TASK BRIEF
Give back the exact lines spanning from the line with "What Plotly code" to the line with "import plotly.graph_objects as go", with both of those lines included and no others.
>> BEGIN RECORDS TO PROCESS
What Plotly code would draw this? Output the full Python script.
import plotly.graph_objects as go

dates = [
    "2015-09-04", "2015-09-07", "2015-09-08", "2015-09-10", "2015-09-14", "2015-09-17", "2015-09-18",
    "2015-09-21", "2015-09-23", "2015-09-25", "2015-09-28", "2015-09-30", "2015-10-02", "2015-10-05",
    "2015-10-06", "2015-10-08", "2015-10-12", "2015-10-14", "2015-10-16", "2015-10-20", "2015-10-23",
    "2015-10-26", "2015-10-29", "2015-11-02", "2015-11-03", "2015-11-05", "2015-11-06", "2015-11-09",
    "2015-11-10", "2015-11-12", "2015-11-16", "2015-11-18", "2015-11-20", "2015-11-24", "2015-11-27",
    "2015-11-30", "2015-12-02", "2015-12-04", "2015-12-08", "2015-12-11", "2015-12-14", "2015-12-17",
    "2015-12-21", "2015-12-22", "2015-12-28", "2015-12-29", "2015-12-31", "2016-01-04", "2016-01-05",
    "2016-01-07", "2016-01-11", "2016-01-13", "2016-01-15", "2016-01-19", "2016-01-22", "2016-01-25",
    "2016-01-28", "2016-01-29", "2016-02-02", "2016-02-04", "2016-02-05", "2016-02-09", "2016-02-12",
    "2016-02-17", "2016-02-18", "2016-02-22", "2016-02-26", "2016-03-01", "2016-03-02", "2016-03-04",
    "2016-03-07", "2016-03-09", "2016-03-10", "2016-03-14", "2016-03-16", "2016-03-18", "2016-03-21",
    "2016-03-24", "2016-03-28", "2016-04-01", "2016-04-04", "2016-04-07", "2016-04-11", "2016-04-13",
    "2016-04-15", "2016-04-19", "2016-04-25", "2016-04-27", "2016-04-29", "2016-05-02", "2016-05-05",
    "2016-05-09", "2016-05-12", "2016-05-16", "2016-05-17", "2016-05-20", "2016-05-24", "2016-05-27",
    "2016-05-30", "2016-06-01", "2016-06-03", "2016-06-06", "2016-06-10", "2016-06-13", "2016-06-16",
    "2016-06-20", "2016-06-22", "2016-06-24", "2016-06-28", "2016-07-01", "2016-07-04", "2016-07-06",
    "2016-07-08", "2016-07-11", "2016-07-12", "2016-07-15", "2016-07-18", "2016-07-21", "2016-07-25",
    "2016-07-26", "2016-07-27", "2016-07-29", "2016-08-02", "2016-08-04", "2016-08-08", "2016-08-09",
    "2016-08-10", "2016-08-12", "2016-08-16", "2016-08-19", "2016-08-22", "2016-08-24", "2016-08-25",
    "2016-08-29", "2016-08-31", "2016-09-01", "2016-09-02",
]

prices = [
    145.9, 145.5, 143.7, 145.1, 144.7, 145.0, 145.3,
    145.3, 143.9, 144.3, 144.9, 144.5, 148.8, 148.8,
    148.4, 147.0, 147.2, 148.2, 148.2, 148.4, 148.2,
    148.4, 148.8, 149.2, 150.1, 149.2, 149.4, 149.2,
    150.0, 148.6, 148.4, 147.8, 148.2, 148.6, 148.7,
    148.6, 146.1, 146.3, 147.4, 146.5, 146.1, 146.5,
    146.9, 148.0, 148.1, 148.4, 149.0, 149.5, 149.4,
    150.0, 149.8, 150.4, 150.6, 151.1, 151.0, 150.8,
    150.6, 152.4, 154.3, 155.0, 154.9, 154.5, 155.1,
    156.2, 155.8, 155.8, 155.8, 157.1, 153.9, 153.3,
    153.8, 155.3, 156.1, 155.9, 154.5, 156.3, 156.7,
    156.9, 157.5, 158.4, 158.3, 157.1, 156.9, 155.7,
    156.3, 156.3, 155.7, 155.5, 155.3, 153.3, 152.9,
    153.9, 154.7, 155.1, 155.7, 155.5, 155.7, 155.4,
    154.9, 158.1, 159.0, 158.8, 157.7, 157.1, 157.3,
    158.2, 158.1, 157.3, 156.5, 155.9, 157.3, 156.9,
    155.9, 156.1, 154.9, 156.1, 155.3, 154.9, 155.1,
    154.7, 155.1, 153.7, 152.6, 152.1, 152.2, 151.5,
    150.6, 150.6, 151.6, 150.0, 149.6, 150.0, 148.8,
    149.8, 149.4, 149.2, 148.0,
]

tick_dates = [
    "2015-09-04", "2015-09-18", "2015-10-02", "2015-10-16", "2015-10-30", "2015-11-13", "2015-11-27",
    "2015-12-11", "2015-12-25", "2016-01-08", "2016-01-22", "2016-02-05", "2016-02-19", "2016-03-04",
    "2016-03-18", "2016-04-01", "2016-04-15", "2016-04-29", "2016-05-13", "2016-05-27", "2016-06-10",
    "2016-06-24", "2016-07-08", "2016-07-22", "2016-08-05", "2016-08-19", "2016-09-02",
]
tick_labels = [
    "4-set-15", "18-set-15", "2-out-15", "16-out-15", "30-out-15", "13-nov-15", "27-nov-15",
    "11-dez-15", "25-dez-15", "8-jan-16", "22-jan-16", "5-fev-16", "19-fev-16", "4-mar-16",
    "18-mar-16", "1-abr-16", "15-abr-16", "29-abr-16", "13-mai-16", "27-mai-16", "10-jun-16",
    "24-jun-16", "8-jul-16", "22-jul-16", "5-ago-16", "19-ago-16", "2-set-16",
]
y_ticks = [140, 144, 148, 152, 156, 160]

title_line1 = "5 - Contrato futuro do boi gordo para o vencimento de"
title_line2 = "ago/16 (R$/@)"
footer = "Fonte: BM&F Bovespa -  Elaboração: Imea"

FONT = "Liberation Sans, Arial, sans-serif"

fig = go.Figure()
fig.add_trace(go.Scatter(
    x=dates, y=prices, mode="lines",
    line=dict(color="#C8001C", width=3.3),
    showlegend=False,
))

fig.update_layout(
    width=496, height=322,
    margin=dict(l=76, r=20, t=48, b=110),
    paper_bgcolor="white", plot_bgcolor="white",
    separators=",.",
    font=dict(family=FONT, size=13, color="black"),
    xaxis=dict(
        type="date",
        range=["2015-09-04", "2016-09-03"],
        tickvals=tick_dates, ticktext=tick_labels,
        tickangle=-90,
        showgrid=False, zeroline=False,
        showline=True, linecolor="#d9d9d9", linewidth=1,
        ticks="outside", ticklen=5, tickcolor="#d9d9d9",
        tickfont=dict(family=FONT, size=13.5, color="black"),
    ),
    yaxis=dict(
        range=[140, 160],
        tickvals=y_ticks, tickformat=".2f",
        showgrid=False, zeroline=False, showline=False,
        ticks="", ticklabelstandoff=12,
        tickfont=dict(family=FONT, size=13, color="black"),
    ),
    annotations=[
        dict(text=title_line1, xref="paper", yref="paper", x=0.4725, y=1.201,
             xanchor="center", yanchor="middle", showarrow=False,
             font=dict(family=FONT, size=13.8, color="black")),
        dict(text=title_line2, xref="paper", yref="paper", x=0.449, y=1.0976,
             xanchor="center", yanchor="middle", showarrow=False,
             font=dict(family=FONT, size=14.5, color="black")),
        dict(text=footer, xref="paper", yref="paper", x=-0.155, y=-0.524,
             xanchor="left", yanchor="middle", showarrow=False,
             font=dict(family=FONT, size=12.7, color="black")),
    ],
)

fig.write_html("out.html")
>> END RECORDS TO PROCESS
>> BEGIN RECORDS TO PROCESS
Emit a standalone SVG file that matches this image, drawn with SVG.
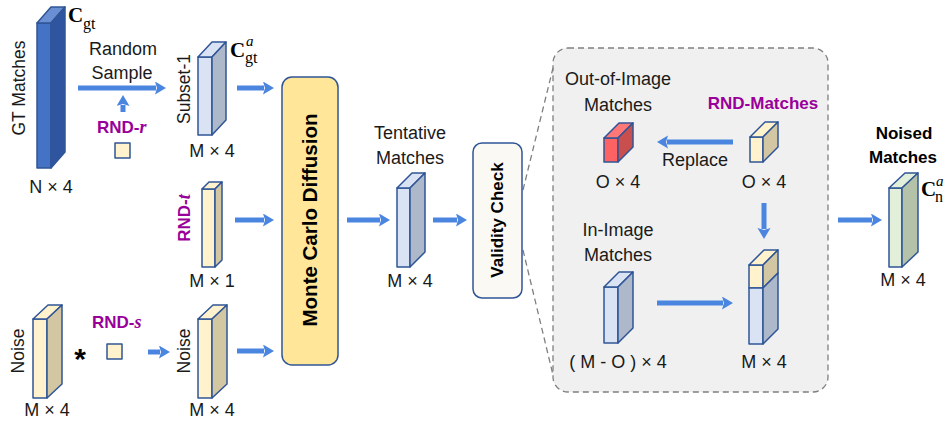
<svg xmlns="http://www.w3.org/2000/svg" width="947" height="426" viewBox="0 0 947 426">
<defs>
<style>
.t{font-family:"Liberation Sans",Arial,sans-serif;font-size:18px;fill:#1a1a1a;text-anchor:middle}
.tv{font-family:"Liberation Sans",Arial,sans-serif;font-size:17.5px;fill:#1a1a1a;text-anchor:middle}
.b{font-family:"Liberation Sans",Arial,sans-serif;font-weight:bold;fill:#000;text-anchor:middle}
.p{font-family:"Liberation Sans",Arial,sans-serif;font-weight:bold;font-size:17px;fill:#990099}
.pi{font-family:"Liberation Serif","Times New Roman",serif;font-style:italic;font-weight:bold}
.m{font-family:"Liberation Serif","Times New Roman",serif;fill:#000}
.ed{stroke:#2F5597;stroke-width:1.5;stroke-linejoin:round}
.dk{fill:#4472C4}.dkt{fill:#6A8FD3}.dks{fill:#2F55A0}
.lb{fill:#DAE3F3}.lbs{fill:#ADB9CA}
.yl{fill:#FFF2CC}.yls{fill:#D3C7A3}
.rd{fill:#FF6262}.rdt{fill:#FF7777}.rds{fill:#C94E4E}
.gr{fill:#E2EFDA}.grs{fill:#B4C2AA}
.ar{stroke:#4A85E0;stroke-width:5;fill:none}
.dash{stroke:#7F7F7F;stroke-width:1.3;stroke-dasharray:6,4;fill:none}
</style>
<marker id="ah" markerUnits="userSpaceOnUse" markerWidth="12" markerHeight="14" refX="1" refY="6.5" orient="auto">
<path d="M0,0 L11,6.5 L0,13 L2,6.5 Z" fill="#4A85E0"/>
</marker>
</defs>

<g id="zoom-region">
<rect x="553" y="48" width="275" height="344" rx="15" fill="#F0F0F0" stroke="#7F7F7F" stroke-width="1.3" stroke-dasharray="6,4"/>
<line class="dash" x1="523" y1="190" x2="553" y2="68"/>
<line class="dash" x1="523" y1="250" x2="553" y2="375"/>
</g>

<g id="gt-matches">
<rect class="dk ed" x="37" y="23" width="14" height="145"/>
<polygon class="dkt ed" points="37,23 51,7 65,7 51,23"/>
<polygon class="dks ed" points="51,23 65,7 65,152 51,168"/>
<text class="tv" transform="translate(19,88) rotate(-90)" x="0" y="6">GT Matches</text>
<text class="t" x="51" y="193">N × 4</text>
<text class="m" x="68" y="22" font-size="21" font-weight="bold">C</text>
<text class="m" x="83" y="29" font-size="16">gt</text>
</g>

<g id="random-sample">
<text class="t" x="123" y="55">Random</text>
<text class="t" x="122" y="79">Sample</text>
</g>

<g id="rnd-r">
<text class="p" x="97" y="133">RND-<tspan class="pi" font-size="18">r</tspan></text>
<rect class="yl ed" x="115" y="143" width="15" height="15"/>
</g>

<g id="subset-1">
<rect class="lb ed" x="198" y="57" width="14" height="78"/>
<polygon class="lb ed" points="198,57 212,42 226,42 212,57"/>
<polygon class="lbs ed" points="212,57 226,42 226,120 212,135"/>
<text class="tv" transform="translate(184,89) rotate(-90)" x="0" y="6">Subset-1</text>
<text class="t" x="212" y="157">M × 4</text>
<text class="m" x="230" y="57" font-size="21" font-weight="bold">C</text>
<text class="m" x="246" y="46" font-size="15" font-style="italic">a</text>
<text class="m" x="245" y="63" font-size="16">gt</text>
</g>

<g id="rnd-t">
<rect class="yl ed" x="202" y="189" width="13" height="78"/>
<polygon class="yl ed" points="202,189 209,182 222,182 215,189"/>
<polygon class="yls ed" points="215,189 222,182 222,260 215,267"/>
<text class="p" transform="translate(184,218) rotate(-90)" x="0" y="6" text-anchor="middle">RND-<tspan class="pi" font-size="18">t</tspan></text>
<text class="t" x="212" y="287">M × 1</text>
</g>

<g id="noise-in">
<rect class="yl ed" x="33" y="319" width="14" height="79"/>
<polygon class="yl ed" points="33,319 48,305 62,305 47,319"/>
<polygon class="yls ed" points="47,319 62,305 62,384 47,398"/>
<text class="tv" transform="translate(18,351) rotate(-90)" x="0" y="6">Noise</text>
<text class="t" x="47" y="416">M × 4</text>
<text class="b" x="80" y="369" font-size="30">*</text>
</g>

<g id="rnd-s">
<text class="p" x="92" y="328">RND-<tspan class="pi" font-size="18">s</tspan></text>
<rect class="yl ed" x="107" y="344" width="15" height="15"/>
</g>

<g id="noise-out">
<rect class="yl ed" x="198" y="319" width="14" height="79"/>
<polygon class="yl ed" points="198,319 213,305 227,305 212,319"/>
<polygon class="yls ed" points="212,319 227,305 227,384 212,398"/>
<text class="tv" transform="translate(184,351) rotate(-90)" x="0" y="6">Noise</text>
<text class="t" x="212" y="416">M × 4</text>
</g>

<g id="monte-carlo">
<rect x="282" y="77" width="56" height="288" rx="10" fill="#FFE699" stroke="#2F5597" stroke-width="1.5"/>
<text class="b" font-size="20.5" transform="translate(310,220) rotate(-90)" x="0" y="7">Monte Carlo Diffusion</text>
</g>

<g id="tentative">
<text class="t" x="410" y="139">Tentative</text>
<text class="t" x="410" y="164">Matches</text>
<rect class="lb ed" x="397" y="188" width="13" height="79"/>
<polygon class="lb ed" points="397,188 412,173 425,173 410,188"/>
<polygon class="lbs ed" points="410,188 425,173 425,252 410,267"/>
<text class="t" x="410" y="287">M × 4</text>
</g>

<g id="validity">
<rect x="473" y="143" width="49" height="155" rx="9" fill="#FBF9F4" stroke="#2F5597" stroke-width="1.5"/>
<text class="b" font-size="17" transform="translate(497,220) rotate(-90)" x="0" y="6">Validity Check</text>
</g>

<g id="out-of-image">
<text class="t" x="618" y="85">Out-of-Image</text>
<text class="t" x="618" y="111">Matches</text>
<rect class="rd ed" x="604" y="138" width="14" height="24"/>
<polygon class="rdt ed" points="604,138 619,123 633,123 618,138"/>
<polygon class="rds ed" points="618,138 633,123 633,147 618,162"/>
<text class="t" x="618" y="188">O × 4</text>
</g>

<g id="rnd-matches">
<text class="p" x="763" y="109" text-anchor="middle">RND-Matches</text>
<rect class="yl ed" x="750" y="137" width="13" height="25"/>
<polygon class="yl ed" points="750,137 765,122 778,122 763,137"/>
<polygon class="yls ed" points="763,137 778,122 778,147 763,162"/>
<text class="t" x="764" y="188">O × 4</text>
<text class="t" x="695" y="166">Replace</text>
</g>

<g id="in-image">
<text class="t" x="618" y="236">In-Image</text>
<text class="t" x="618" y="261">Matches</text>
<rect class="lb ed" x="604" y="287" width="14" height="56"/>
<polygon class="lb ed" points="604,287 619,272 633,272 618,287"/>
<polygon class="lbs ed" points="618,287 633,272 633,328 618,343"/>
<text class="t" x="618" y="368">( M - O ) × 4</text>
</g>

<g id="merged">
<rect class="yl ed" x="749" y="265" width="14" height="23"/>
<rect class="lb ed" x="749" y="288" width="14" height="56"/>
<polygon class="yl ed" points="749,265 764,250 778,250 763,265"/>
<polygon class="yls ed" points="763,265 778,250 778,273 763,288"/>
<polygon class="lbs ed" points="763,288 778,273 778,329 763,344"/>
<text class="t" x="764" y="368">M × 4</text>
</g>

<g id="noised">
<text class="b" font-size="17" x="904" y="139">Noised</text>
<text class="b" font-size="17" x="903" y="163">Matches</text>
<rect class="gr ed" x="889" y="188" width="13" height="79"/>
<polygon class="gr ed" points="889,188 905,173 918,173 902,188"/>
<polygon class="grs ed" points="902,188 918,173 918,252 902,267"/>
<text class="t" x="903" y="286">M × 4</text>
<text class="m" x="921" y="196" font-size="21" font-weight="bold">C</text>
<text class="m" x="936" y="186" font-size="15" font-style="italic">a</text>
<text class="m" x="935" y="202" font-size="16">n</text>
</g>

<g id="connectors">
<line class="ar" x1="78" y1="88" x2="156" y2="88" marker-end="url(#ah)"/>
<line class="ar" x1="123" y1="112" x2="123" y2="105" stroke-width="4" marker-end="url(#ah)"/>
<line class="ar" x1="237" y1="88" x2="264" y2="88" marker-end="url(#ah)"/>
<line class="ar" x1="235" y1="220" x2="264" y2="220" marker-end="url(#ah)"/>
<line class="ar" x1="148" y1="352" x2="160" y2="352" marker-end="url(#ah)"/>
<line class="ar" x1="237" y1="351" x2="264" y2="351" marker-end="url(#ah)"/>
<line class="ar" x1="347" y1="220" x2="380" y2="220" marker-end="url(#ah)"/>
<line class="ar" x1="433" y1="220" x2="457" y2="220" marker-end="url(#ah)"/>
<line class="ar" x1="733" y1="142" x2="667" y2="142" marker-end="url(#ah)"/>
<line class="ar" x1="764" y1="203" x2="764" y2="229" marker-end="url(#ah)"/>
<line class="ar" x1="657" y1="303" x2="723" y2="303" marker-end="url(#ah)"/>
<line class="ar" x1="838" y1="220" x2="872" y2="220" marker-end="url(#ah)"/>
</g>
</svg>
>> END RECORDS TO PROCESS
EXERCISE ANSWER
What Plotly code would draw this? Output the full Python script.
import plotly.graph_objects as go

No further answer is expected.